Article about the "culture war" and political parties.
By Angelo M. Codevilla from the July 2010 - August 2010 issue
"As over-leveraged investment houses began to fail in September 2008, the leaders of the Republican and Democratic parties, of major corporations,
and opinion leaders stretching from the National Review magazine (and the Wall Street Journal) on the right to the Nation magazine on the left, agreed
that spending some $700 billion to buy the investors' "toxic assets" was the only alternative to the U.S. economy's "systemic collapse." In
this, President George W. Bush and his would-be Republican successor John McCain agreed with the Democratic candidate, Barack Obama. Many, if not
most, people around them also agreed upon the eventual commitment of some 10 trillion nonexistent dollars in ways unprecedented in America. They
explained neither the difference between the assets' nominal and real values, nor precisely why letting the market find the latter would collapse
America. The public objected immediately, by margins of three or four to one. "

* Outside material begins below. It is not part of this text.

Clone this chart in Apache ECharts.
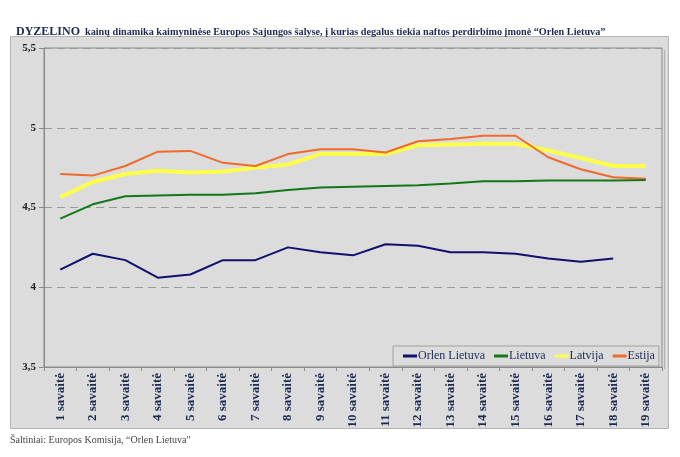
<!DOCTYPE html>
<html>
<head>
<meta charset="utf-8">
<script src="https://cdn.jsdelivr.net/npm/echarts@6/dist/echarts.min.js"></script>
<style>html,body{margin:0;padding:0;background:#fff;}#c{width:680px;height:457px;}</style>
</head>
<body>
<div id="c"></div>
<script>
var categories = ['1 savaitė','2 savaitė','3 savaitė','4 savaitė','5 savaitė','6 savaitė','7 savaitė','8 savaitė','9 savaitė','10 savaitė','11 savaitė','12 savaitė','13 savaitė','14 savaitė','15 savaitė','16 savaitė','17 savaitė','18 savaitė','19 savaitė'];
var orlenLietuva = [4.11,4.21,4.17,4.06,4.08,4.17,4.17,4.25,4.22,4.20,4.27,4.26,4.22,4.22,4.21,4.18,4.16,4.18,null];
var lietuva = [4.43,4.52,4.57,4.575,4.58,4.58,4.59,4.61,4.625,4.63,4.635,4.64,4.65,4.665,4.665,4.67,4.67,4.67,4.673];
var latvija = [4.565,4.66,4.71,4.73,4.72,4.725,4.75,4.77,4.835,4.835,4.835,4.89,4.895,4.9,4.9,4.858,4.81,4.76,4.76];
var estija = [4.71,4.70,4.76,4.85,4.855,4.78,4.76,4.835,4.865,4.865,4.845,4.915,4.93,4.95,4.95,4.815,4.74,4.69,4.68];
var yTicks = [3.5,4,4.5,5,5.5];

var serif = '"Liberation Serif", "DejaVu Serif", serif';
var navyText = '#1c2a52';
var chart = echarts.init(document.getElementById('c'));
function mk(name, data, color, width, z) {
  return {
    name: name, type: 'line', data: data, symbol: 'none', smooth: false, z: z,
    lineStyle: { color: color, width: width }, itemStyle: { color: color },
    emphasis: { disabled: true }
  };
}
chart.setOption({
  animation: false,
  graphic: [
    { type: 'rect', z: -10, shape: { x: 10.5, y: 36.5, width: 658, height: 392 },
      style: { fill: '#dcdcdc', stroke: '#b4b4b4', lineWidth: 1 } },
    { type: 'line', z: -9, shape: { x1: 664.5, y1: 50, x2: 664.5, y2: 369 },
      style: { stroke: '#b0b0b0', lineWidth: 1 } },
    { type: 'text', left: 10, top: 435,
      style: { text: 'Šaltiniai: Europos Komisija, “Orlen Lietuva”', font: '10px ' + serif, fill: '#444' } }
  ],
  title: {
    left: 11, top: 18,
    text: '{a|DYZELINO} {b|kainų dinamika kaimyninėse Europos Sajungos šalyse, į kurias degalus tiekia naftos perdirbimo įmonė “Orlen Lietuva”}',
    textStyle: {
      rich: {
        a: { fontFamily: serif, fontWeight: 'bold', fontSize: 12, color: navyText },
        b: { fontFamily: serif, fontWeight: 'bold', fontSize: 10.2, color: navyText }
      }
    }
  },
  legend: {
    left: 393, top: 346,
    padding: [4, 4, 4, 10],
    itemGap: 9, itemWidth: 14, itemHeight: 3,
    backgroundColor: '#dcdcdc', borderColor: '#a0a0a0', borderWidth: 1,
    textStyle: { fontFamily: serif, fontSize: 12, color: navyText, padding: [0, 0, 0, -4] },
    data: [
      { name: 'Orlen Lietuva', icon: 'rect' },
      { name: 'Lietuva', icon: 'rect' },
      { name: 'Latvija', icon: 'rect' },
      { name: 'Estija', icon: 'rect' }
    ]
  },
  grid: {
    left: 44, right: 18, top: 48, bottom: 90,
    show: true, backgroundColor: '#dcdcdc', borderColor: '#8a8a8a', borderWidth: 1
  },
  xAxis: {
    type: 'category', data: categories, boundaryGap: true,
    axisLine: { show: true, lineStyle: { color: '#8a8a8a' } },
    axisTick: { show: true, length: 4, alignWithLabel: false, lineStyle: { color: '#8a8a8a' } },
    axisLabel: { rotate: 90, interval: 0, margin: 6, fontFamily: serif, fontWeight: 'bold', fontSize: 13, color: navyText }
  },
  yAxis: {
    type: 'value', min: 3.5, max: 5.5, interval: 0.5,
    axisLine: { show: true, lineStyle: { color: '#8a8a8a' } },
    axisTick: { show: true, length: 5, lineStyle: { color: '#8a8a8a' } },
    splitLine: { show: true, lineStyle: { color: '#9a9a9a', type: [8, 5], width: 1 } },
    axisLabel: {
      margin: 8, fontFamily: serif, fontWeight: 'bold', fontSize: 11, color: '#222',
      formatter: function (v) { return yTicks.indexOf(v) >= 0 ? String(v).replace('.', ',') : ''; }
    }
  },
  series: [
    mk('Orlen Lietuva', orlenLietuva, '#10106e', 2, 6),
    mk('Lietuva', lietuva, '#12781a', 2, 5),
    mk('Latvija', latvija, '#ffff4a', 4, 3),
    mk('Estija', estija, '#f06a2a', 2, 4)
  ]
});
</script>
</body>
</html>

"When this majority discovered that virtually no one in a position of power in either party or with a national voice would take their objections
seriously, that decisions about their money were being made in bipartisan backroom deals with interested parties, and that the laws on these matters
were being voted by people who had not read them, the term "political class" came into use. Then, after those in power changed their plans from
buying toxic assets to buying up equity in banks and major industries but refused to explain why, when they reasserted their right to decide ad hoc on
these and so many other matters, supposing them to be beyond the general public's understanding, the American people started referring to those in
and around government as the "ruling class." And in fact Republican and Democratic office holders and their retinues show a similar presumption to
dominate and fewer differences in tastes, habits, opinions, and sources of income among one another than between both and the rest of the country.
They think, look, and act as a class."
The rest of the article is here:
It's very long, but worth the time to read it. I emailed the link to a friend and his response was:
I had always envisioned myself on the side of the Galactic Empire if I was ever stuck in the whole "Star Wars" thing. You know, wearing the badass
white armor, oppressing hippies, and insightfully pointing out that "Yes you old bastard, those ARE the droids I'm looking for!".
...Now I find out I'm on the side of the rebels!